While happy to state an opinion or take a stand alone, as he did in a critical letter to a museum director who Soler felt required correcting on Puerto Rican history, Soler’s efforts as an activist and organizer were at their heart about community, solidarity, and bringing people together for sharing knowledge and creating action. Discussing his life’s commitments, Soler said that he had always been, and would always be, "married to the struggle." With over twenty years as Director at the UMass Dartmouth Labor Education Center, and twenty additional years as a political, labor, education, and social change activist, Soler’s impact on southeast New England, New York, and New Jersey communities is immeasurable.
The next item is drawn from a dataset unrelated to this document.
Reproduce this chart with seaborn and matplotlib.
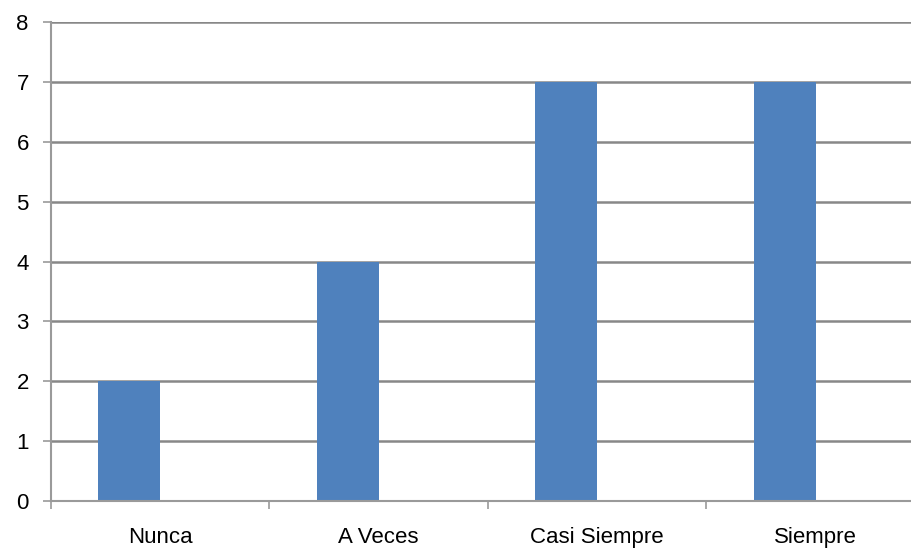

A tireless protester, organizer, writer, educator, colleague, and comrade, Soler led and joined numerous others in working for both local and global equality, justice, and peace. His Latino and minority identity was influential in some of his concerns, particularly in labor and in the primary political pursuit of his life’s work, the continued fight for Puerto Rican independence. Soler traced this fight back to his great-grandfather, who participated in the Intentona of Yauco in 1897, and joined Puerto Rican patriots in Cabo Rojo fighting against the US invasion of Puerto Rico in July 1898. A century later, many still see Puerto Rico as under US imperialism and control. As Soler wrote,
"On the verge of entering the 21st century, Puerto Rico has become the principal colony of a planet where colonialism has practically disappeared. This fact has become unsustainable... The decolonization of Puerto Rico, the oldest colony in the world, is definitely an item to be included in everyone’s agenda..." ("No to a False Plebiscite, Yes to the Decolonization of Puerto Rico," 1992).
While officially retired in 2015, Soler continued his work as a social and labor activist, documentary photographer, and fighter for Puerto Rican self-determination until his passing, in April 2020.